Having the right negotiation skills is important in many areas of business – they will help you achieve better results but also boost your career prospects.
They are skills that you will hone over time by learning the approaches that deliver the best outcomes. And when it comes to managing projects the results that you will achieve through your project will, to a considerable extent, depend upon how successful you are at negotiation.
Not surprisingly, project managers will have to negotiate on budget, time and resources but they will also have to negotiate when it comes to project scope (and scope creep) and, potentially, with reluctant groups of users who are having major changes imposed on them by the organisational changes that result from major project.
There are number of different methods of negotiation that project managers can use in different situations. Here are the top 5 from project management training provider Parallel Project Training.
Make the pie bigger
All too often negotiation is in relation to fighting over a scarce project resource i.e. distributive negotiation, and all too often there is a distinct winner and of course a loser. It is not completely necessary for different interests to be competitive; they can be complimentary. A good project manager will work out a way to ensure that both parties leave the table feeling like they have “won”. In order to achieve this, you will need to spend time finding out the top goals of everyone involved.
Ask a question
Asking a question or even for advice is in fact not a weakness but rather can be seen by others as a sign of competence. When someone is asked for their advice, they feel flattered and their confidence is boosted. So, if you find yourself in a difficult negotiation and are in need of some advice then ask for it, not only might the advice help you, but it may also make for a better relationship between you and the person you are negotiating with.

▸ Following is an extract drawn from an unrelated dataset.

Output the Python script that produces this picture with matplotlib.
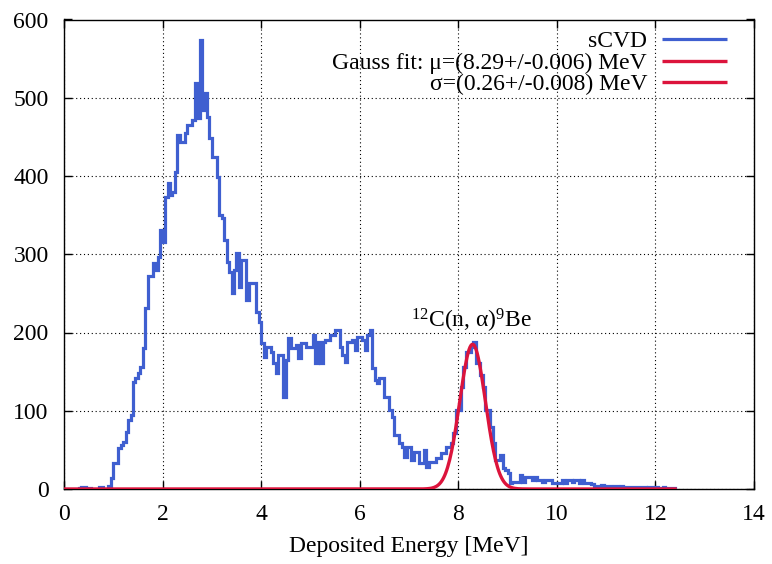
import numpy as np
import matplotlib
matplotlib.use("Agg")
import matplotlib.pyplot as plt
from matplotlib.lines import Line2D

# ---- data ----
bin_width = 0.05  # MeV
counts = [
    0, 0, 0, 0, 0, 0, 1, 2, 2, 1,                       # 0.0-0.5
    1, 0, 0, 0, 2, 2, 0, 0, 4, 14,                      # 0.5-1.0
    33, 33, 52, 56, 60, 73, 88, 95, 137, 142,           # 1.0-1.5
    148, 156, 180, 231, 272, 272, 289, 280, 297, 331,   # 1.5-2.0
    316, 373, 391, 376, 380, 405, 452, 443, 443, 455,   # 2.0-2.5
    465, 465, 471, 519, 474, 574, 484, 506, 476, 448,   # 2.5-3.0
    424, 424, 399, 350, 346, 318, 290, 277, 250, 280,   # 3.0-3.5
    302, 258, 293, 293, 241, 263, 263, 263, 226, 213,   # 3.5-4.0
    186, 169, 182, 182, 175, 161, 148, 171, 171, 118,   # 4.0-4.5
    165, 193, 180, 180, 184, 168, 186, 186, 182, 182,   # 4.5-5.0
    182, 197, 161, 188, 161, 188, 190, 190, 197, 197,   # 5.0-5.5
    203, 203, 182, 171, 162, 188, 188, 190, 178, 194,   # 5.5-6.0
    194, 190, 178, 197, 203, 155, 139, 135, 142, 142,   # 6.0-6.5
    118, 118, 101, 92, 69, 69, 59, 54, 41, 54,          # 6.5-7.0
    54, 37, 47, 47, 33, 33, 50, 28, 35, 35,             # 7.0-7.5
    35, 40, 40, 46, 46, 54, 54, 59, 72, 101,            # 7.5-8.0
    101, 130, 156, 175, 175, 182, 188, 161, 161, 146,   # 8.0-8.5
    130, 101, 101, 79, 59, 37, 37, 43, 27, 24,          # 8.5-9.0
    20, 8, 9, 9, 9, 18, 9, 15, 15, 15,                  # 9.0-9.5
    12, 15, 12, 12, 9, 12, 12, 12, 8, 8,                # 9.5-10.0
    8, 8, 12, 8, 12, 12, 9, 12, 12, 8,                  # 10.0-10.5
    12, 8, 8, 8, 6, 4, 4, 4, 5, 4,                      # 10.5-11.0
    4, 4, 3, 4, 4, 3, 4, 3, 3, 2,                       # 11.0-11.5
    2, 2, 3, 2, 2, 2, 1, 2, 2, 2,                       # 11.5-12.0
    2, 1, 1, 2, 1, 1, 1, 1,                             # 12.0-12.4
]
edges = np.arange(len(counts) + 1) * bin_width

# Gauss fit parameters
gauss_amp = 185.0
gauss_mu = 8.29
gauss_sigma = 0.26
fit_range = (0.0, 12.4)

xticks = [0, 2, 4, 6, 8, 10, 12, 14]
yticks = [0, 100, 200, 300, 400, 500, 600]

legend_labels = ['sCVD', 'Gauss fit: μ=(8.29+/-0.006) MeV', 'σ=(0.26+/-0.008) MeV']

# ---- style ----
plt.rcParams['font.family'] = ['Liberation Serif', 'DejaVu Serif']
plt.rcParams['mathtext.fontset'] = 'custom'
plt.rcParams['mathtext.rm'] = 'Liberation Serif'
plt.rcParams['mathtext.it'] = 'Liberation Serif:italic'
plt.rcParams['mathtext.bf'] = 'Liberation Serif:bold'

fig = plt.figure(figsize=(7.72, 5.64), dpi=100)
ax = fig.add_axes([64 / 772, 1 - 489 / 564, (754 - 64) / 772, (489 - 19.5) / 564])

blue = '#3f5fd0'
red = '#dc143c'
lw_blue = 2.3
lw_red = 2.4

ax.stairs(counts, edges, color=blue, linewidth=lw_blue, zorder=3)

xf = np.linspace(fit_range[0], fit_range[1], 600)
yf = gauss_amp * np.exp(-0.5 * ((xf - gauss_mu) / gauss_sigma) ** 2)
ax.plot(xf, yf, color=red, linewidth=lw_red, zorder=4)

ax.set_xlim(0, 14)
ax.set_ylim(0, 600)
ax.set_xticks(xticks)
ax.set_yticks(yticks)
ax.tick_params(direction='in', length=6, width=1, top=True, right=True, labelsize=17)
ax.tick_params(axis='x', pad=11)
ax.tick_params(axis='y', pad=11)
ax.grid(True, color='black', linestyle=(0, (1, 2.5)), linewidth=0.8)
for s in ax.spines.values():
    s.set_linewidth(1.0)

ax.set_xlabel('Deposited Energy [MeV]', fontsize=17, labelpad=8)

ax.text(8.26, 206, r'$^{12}$C(n, α)$^{9}$Be', fontsize=17, ha='center', va='baseline')

handles = [Line2D([], [], color=blue, linewidth=lw_blue, solid_capstyle='butt'),
           Line2D([], [], color=red, linewidth=lw_red, solid_capstyle='butt'),
           Line2D([], [], color=red, linewidth=lw_red, solid_capstyle='butt')]
leg = ax.legend(handles, legend_labels, loc='upper right', frameon=False, markerfirst=False,
                fontsize=17, handlelength=2.75, handletextpad=0.65, labelspacing=0.0,
                borderaxespad=0.0, bbox_to_anchor=(0.975, 0.996))

fig.savefig('out.png', dpi=100)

Sometimes negotiations can get a little tense, and this can lead to both sides getting frustrated. One thing you probably won’t be formally taught is that humour is a great way to diffuse a tense situation. Just ensure that your humour is appropriate to the situation.
Take a break
If you have been negotiating at length for a considerable time and there seems to be no end in sight, then it can be a good idea to take a break from the negotiations. Take some time away from the table, look over your notes, do some more research, have a cup of coffee and give yourself a breather. Then you can return to the negotiations with a fresh head and potentially some new ideas that might make all the difference.
Use silence to your advantage
The power of silence can be a powerful tool when you are negotiating. All too often we rush in to speak when there is an uncomfortable silence, using persuasion techniques or even counter arguments to fill the awkward gap. This is not necessarily a good thing. Give yourself time to consider what has been said, silence is a rather valuable tool that can give you, and your counterpart, the time you need to think over what has been said whilst considering a response.
Remember that honing any skill takes practise so the more you have to negotiate with colleagues or external people or suppliers the better you will become.